Like an American

Picture this: five twenty-something college women pile into a red sedan and set off for Washington, D.C. on a cold January night. It takes them 14 hours and almost 900 miles, but in the glow of the morning twilight, they unfold pink signs from their backseat and join hands. They march with more than 500,000 people that day.

18 months later the driver of that red sedan is walking down the same road, this time with her family. This time, she marches for those in search of life, liberty, and the pursuit of happiness. 

This is a space for those that were there and those that hope to be some day.

In a study on millennials published by the American Press Institute, only 23% of them fall into the “Activist” category.
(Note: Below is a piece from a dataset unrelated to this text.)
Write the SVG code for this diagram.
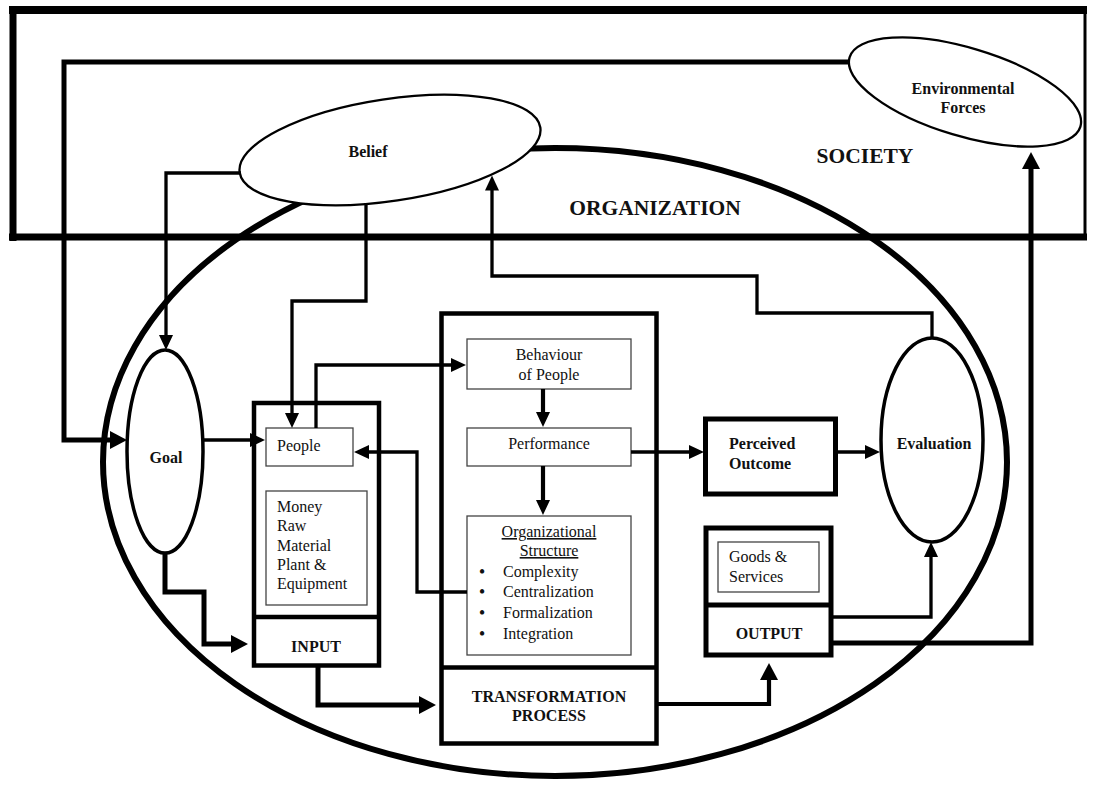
<svg xmlns="http://www.w3.org/2000/svg" width="1093" height="785" viewBox="0 0 1093 785">
<style>
.t{font-family:"Liberation Serif","Times New Roman",serif;font-size:16px;fill:#111}
.b{font-weight:bold}
.big{font-family:"Liberation Serif","Times New Roman",serif;font-size:21.5px;font-weight:bold;fill:#111}
.c{text-anchor:middle}
.bul{font-family:"Liberation Serif","Times New Roman",serif;font-size:16px;font-weight:bold;fill:#111;text-anchor:middle}
.thin{fill:none;stroke:#444;stroke-width:1.3}
.box{fill:none;stroke:#000;stroke-width:4.5}
.box5{fill:none;stroke:#000;stroke-width:5}
.ell{fill:#fff;stroke:#000}
.cn{fill:none;stroke:#000;stroke-linejoin:miter;stroke-linecap:butt}
.s3{stroke-width:3.3}
.s4{stroke-width:4.2}
.s5{stroke-width:5}
.u{text-decoration:underline}
</style>
<defs>
<marker id="ah" markerUnits="userSpaceOnUse" markerWidth="15" markerHeight="14" refX="9" refY="7" orient="auto">
<path d="M0,0 L15,7 L0,14 Z" fill="#000"/>
</marker>
<marker id="ahb" markerUnits="userSpaceOnUse" markerWidth="17" markerHeight="18" refX="11" refY="9" orient="auto">
<path d="M0,0 L17,9 L0,18 Z" fill="#000"/>
</marker>
</defs>
<rect width="1093" height="785" fill="#fff"/>

<g id="society">
<line x1="9" y1="10" x2="1087" y2="10" stroke="#000" stroke-width="8"/>
<line x1="13" y1="6" x2="13" y2="241" stroke="#000" stroke-width="7"/>
<line x1="9" y1="237" x2="1087" y2="237" stroke="#000" stroke-width="7"/>
<line x1="1085" y1="10" x2="1085" y2="237" stroke="#000" stroke-width="3"/>
<text class="big c" x="865" y="163">SOCIETY</text>
</g>

<g id="organization">
<ellipse cx="555" cy="462" rx="452" ry="314" fill="none" stroke="#000" stroke-width="6"/>
<text class="big c" x="655" y="215">ORGANIZATION</text>
</g>

<g id="belief">
<ellipse class="ell" cx="390" cy="150" rx="152" ry="51" transform="rotate(-8.5 390 150)" stroke-width="2.3"/>
<text class="t b c" x="368" y="157">Belief</text>
</g>

<g id="environmental-forces">
<ellipse class="ell" cx="965" cy="92" rx="120.5" ry="44" transform="rotate(16.7 965 92)" stroke-width="2.3"/>
<text class="t b c" x="963" y="94">Environmental</text>
<text class="t b c" x="963" y="113">Forces</text>
</g>

<g id="goal">
<ellipse class="ell" cx="165" cy="451.5" rx="38" ry="101.5" stroke-width="3.5"/>
<text class="t b c" x="166" y="463">Goal</text>
</g>

<g id="input">
<rect class="box" x="254" y="403" width="125" height="262.5"/>
<line x1="254" y1="617" x2="379" y2="617" stroke="#000" stroke-width="4.5"/>
<text class="t b c" x="316" y="652">INPUT</text>
</g>

<g id="people">
<rect class="thin" x="266" y="428" width="87" height="38"/>
<text class="t" x="277" y="451">People</text>
</g>

<g id="resources">
<rect class="thin" x="266" y="491" width="101" height="114"/>
<text class="t" x="277" y="512">Money</text>
<text class="t" x="277" y="531">Raw</text>
<text class="t" x="277" y="551">Material</text>
<text class="t" x="277" y="570">Plant &amp;</text>
<text class="t" x="277" y="589">Equipment</text>
</g>

<g id="transformation">
<rect class="box" x="441.5" y="313.5" width="215" height="430"/>
<line x1="441.5" y1="667.5" x2="656.5" y2="667.5" stroke="#000" stroke-width="4.5"/>
<text class="t b c" x="549" y="702">TRANSFORMATION</text>
<text class="t b c" x="549" y="721">PROCESS</text>
</g>

<g id="behaviour">
<rect class="thin" x="467" y="339" width="164" height="50"/>
<text class="t c" x="549" y="360">Behaviour</text>
<text class="t c" x="549" y="380">of People</text>
</g>

<g id="performance">
<rect class="thin" x="467" y="428" width="164" height="38"/>
<text class="t c" x="549" y="449">Performance</text>
</g>

<g id="org-structure">
<rect class="thin" x="467" y="516" width="164" height="139"/>
<text class="t c u" x="549" y="537">Organizational</text>
<text class="t c u" x="549" y="556">Structure</text>
<text class="bul" x="482" y="577">•</text>
<text class="t" x="503" y="577">Complexity</text>
<text class="bul" x="482" y="597">•</text>
<text class="t" x="503" y="597">Centralization</text>
<text class="bul" x="482" y="618">•</text>
<text class="t" x="503" y="618">Formalization</text>
<text class="bul" x="482" y="639">•</text>
<text class="t" x="503" y="639">Integration</text>
</g>

<g id="perceived-outcome">
<rect class="box5" x="705.5" y="419" width="130" height="75"/>
<text class="t b" x="729" y="449">Perceived</text>
<text class="t b" x="729" y="469">Outcome</text>
</g>

<g id="output">
<rect class="box5" x="706" y="528" width="125" height="127"/>
<line x1="706" y1="605" x2="831" y2="605" stroke="#000" stroke-width="5"/>
<text class="t b c" x="769" y="639">OUTPUT</text>
</g>

<g id="goods-services">
<rect class="thin" x="718" y="542" width="101" height="50"/>
<text class="t" x="729" y="562">Goods &amp;</text>
<text class="t" x="729" y="582">Services</text>
</g>

<g id="evaluation">
<ellipse class="ell" cx="932" cy="440" rx="51" ry="102" stroke-width="3.5"/>
<text class="t b c" x="934" y="449">Evaluation</text>
</g>

<g id="connectors">
<path class="cn s5" d="M849,62 H64 V440 H121" marker-end="url(#ahb)"/>
<path class="cn s3" d="M241,173 H166 V344" marker-end="url(#ah)"/>
<path class="cn s3" d="M366,203 V301 H292 V422" marker-end="url(#ah)"/>
<path class="cn s3" d="M202,440 H259" marker-end="url(#ah)"/>
<path class="cn s3" d="M316,428 V365 H460" marker-end="url(#ah)"/>
<path class="cn s3" d="M467,592 H417 V452 H360" marker-end="url(#ah)"/>
<path class="cn s4" d="M543,389 V421" marker-end="url(#ah)"/>
<path class="cn s4" d="M543,466 V509" marker-end="url(#ah)"/>
<path class="cn s3" d="M631,452 H698" marker-end="url(#ah)"/>
<path class="cn s3" d="M836,452 H874" marker-end="url(#ah)"/>
<path class="cn s3" d="M932,338 V313 H757 V276 H492 V181.5" marker-end="url(#ah)"/>
<path class="cn s5" d="M165,553 V592 H204 V644 H242" marker-end="url(#ahb)"/>
<path class="cn s5" d="M318,666 V705 H430" marker-end="url(#ahb)"/>
<path class="cn s4" d="M656,704 H769 V669" marker-end="url(#ahb)"/>
<path class="cn s3" d="M831,617 H931 V548" marker-end="url(#ah)"/>
<path class="cn s5" d="M831,643 H1031 V158" marker-end="url(#ahb)"/>
</g>
</svg>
That being said, most are well-educated and they boast the most ethnic diversity of any group discussed. “Nearly half of Activists have at least a college degree (43 percent), which is the highest proportion of the four groups, and another 26 percent have some college or technical training.” They, unlike younger millennials and Generation Z, join online platforms to stay informed and have engagement to online news sources.

What does this say about the other 77%? If anything, they may be a bit harder to reach.

My hope is to engage a younger millennial and Gen-Z audience; one that uses social media, you know, socially. The University of Pittsburgh Communications Department says this: “An effective speaker must be able to show their audience why the topic they are speaking on should be important to them.” I want to create something accessible, something thought provoking; writing that is filled with contradiction as it twists its’ way through questions with no black or white answer. I think this is precisely the space America (and Americans) hangs in today, waiting for words to inspire our next step forward.